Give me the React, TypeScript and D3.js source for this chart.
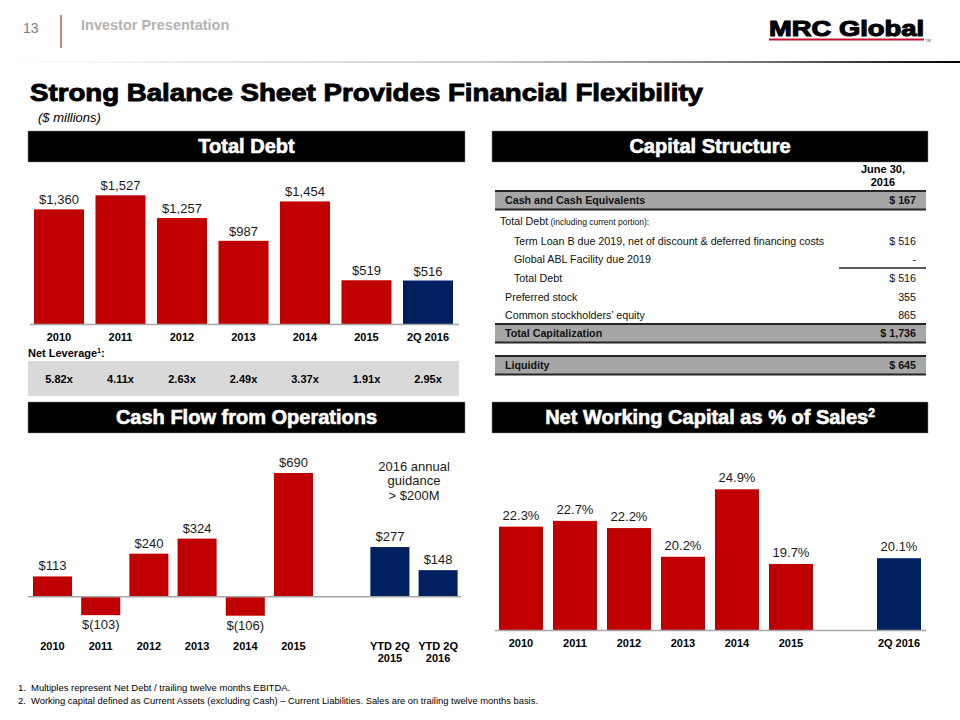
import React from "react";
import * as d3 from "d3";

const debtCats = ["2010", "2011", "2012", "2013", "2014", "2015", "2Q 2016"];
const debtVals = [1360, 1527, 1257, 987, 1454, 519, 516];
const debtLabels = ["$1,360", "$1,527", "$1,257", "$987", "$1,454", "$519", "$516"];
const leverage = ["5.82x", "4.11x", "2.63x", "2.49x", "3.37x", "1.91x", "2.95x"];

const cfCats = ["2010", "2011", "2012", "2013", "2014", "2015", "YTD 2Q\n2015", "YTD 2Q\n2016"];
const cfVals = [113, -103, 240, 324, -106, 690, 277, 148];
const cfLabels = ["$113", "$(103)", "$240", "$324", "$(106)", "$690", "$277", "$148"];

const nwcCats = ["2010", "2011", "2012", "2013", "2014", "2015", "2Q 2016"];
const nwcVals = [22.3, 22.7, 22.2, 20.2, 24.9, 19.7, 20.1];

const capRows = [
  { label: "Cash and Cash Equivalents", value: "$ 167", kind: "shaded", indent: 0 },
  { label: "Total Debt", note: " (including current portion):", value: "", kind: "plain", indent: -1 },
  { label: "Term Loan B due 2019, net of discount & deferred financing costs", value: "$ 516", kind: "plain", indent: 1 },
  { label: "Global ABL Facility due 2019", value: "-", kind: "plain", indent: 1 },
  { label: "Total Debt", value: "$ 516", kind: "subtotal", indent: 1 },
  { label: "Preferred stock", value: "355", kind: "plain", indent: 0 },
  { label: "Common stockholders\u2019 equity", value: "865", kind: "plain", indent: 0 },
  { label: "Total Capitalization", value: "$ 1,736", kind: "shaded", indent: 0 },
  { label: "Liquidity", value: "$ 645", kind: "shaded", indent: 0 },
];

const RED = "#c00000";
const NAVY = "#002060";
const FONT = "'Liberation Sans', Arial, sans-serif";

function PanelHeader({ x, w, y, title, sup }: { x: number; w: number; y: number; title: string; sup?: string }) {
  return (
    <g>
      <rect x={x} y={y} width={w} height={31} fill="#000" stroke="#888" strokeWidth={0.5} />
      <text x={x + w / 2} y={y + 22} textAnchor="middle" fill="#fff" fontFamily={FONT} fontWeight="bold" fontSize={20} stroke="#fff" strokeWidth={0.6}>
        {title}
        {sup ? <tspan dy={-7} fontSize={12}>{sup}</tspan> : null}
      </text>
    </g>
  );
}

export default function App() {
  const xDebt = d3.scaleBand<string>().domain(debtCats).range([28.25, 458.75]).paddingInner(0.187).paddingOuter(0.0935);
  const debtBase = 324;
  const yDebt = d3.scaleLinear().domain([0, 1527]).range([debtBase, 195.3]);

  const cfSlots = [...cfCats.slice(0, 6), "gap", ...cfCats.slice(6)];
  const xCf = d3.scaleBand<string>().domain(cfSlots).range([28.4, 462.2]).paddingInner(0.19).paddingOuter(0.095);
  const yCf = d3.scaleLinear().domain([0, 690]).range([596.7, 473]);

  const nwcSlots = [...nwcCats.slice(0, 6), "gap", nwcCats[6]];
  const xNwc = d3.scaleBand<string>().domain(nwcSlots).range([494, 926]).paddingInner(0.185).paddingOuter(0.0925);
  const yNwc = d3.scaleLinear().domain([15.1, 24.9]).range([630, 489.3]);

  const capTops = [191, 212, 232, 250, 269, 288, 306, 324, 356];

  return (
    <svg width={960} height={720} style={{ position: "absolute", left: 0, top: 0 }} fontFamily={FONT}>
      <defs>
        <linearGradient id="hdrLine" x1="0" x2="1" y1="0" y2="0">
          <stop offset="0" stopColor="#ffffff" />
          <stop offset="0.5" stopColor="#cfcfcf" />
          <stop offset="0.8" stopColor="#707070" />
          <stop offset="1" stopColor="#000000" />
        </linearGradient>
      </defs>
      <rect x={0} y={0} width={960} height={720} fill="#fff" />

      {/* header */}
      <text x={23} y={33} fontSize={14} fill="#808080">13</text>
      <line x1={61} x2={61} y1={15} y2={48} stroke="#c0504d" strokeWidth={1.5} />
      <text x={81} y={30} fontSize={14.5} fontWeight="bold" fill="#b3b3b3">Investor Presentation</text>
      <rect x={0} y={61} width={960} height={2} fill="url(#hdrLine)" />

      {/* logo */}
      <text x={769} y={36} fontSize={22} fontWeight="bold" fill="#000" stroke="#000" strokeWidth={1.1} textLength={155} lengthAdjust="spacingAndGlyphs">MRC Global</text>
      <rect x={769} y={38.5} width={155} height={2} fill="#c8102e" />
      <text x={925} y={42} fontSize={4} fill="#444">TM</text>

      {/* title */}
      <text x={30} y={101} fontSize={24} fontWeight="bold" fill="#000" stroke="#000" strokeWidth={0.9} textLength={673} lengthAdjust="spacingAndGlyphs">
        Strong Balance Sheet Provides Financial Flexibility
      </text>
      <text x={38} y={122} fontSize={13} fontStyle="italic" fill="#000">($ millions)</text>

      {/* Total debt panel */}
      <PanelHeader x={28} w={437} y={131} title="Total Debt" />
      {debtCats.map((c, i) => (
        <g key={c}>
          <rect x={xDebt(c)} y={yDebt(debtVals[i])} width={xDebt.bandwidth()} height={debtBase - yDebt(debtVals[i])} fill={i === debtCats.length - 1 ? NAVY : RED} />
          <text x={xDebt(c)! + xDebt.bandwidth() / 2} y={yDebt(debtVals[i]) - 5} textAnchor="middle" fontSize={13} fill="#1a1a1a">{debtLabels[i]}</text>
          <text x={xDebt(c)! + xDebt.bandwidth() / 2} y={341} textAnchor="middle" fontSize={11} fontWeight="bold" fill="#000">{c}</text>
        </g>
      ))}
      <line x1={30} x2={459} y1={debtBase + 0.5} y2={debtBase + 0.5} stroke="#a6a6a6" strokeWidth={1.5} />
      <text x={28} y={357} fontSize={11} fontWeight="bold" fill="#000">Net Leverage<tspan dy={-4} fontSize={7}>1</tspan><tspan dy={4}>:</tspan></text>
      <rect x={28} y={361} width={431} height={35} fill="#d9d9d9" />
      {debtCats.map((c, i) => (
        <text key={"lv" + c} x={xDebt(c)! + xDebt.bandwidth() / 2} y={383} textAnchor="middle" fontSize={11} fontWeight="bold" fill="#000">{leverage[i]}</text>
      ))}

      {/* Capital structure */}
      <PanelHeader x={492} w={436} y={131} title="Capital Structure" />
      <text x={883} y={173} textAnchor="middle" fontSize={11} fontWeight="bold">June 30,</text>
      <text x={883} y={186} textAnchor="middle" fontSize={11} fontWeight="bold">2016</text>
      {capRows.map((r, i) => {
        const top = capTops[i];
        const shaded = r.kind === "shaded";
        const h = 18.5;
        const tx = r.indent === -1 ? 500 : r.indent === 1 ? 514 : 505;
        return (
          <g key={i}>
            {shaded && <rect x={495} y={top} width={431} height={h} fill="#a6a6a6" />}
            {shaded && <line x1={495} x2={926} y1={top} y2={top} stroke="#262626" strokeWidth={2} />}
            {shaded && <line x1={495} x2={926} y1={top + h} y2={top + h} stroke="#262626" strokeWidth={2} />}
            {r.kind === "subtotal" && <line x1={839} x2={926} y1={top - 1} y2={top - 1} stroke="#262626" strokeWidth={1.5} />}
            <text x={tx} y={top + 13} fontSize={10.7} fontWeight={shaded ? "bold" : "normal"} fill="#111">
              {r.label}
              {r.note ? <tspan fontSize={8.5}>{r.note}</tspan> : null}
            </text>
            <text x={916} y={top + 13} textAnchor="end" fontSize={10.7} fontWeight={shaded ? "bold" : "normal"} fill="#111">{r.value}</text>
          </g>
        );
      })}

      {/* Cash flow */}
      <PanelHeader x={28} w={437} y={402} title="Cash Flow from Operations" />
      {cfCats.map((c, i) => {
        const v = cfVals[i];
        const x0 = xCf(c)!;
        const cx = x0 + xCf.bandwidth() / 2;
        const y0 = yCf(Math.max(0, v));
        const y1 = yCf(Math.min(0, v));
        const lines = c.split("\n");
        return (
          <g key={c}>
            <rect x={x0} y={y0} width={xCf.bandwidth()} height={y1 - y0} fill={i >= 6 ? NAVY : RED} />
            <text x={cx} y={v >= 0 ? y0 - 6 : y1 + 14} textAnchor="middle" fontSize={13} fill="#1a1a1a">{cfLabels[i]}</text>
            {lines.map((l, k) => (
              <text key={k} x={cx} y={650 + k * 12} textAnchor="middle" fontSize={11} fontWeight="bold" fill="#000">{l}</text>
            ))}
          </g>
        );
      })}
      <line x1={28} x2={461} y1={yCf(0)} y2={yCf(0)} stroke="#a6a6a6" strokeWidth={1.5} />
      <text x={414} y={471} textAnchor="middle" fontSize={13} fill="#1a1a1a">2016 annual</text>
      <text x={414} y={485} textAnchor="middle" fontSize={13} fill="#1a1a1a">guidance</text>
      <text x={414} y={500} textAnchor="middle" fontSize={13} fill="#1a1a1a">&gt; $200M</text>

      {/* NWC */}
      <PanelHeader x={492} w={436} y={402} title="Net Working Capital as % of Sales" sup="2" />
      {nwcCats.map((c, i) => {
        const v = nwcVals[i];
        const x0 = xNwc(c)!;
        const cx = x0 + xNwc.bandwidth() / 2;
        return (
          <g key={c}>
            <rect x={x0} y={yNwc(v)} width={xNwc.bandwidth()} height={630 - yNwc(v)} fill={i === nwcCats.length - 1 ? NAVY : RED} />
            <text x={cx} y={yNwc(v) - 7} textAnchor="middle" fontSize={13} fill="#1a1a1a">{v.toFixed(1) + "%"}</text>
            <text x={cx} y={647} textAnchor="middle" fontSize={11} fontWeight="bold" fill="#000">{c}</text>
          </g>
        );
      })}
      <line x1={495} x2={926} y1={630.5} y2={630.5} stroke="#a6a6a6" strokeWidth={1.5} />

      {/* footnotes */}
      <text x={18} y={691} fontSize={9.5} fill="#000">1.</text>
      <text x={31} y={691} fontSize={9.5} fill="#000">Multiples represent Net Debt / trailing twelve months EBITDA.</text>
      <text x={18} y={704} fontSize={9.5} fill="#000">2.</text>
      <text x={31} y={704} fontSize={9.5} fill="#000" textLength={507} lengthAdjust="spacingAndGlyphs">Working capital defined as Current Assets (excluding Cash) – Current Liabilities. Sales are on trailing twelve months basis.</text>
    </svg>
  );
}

Written instruction: Leave out the pictures, then repeat the listing above exactly from its first line to the line with "const nwcVals = [22.3, 22.7, 22.2, 20.2, 24.9, 19.7, 20.1];", inclusive.

Full solution:
Give me the React, TypeScript and D3.js source for this chart.
import React from "react";
import * as d3 from "d3";

const debtCats = ["2010", "2011", "2012", "2013", "2014", "2015", "2Q 2016"];
const debtVals = [1360, 1527, 1257, 987, 1454, 519, 516];
const debtLabels = ["$1,360", "$1,527", "$1,257", "$987", "$1,454", "$519", "$516"];
const leverage = ["5.82x", "4.11x", "2.63x", "2.49x", "3.37x", "1.91x", "2.95x"];

const cfCats = ["2010", "2011", "2012", "2013", "2014", "2015", "YTD 2Q\n2015", "YTD 2Q\n2016"];
const cfVals = [113, -103, 240, 324, -106, 690, 277, 148];
const cfLabels = ["$113", "$(103)", "$240", "$324", "$(106)", "$690", "$277", "$148"];

const nwcCats = ["2010", "2011", "2012", "2013", "2014", "2015", "2Q 2016"];
const nwcVals = [22.3, 22.7, 22.2, 20.2, 24.9, 19.7, 20.1];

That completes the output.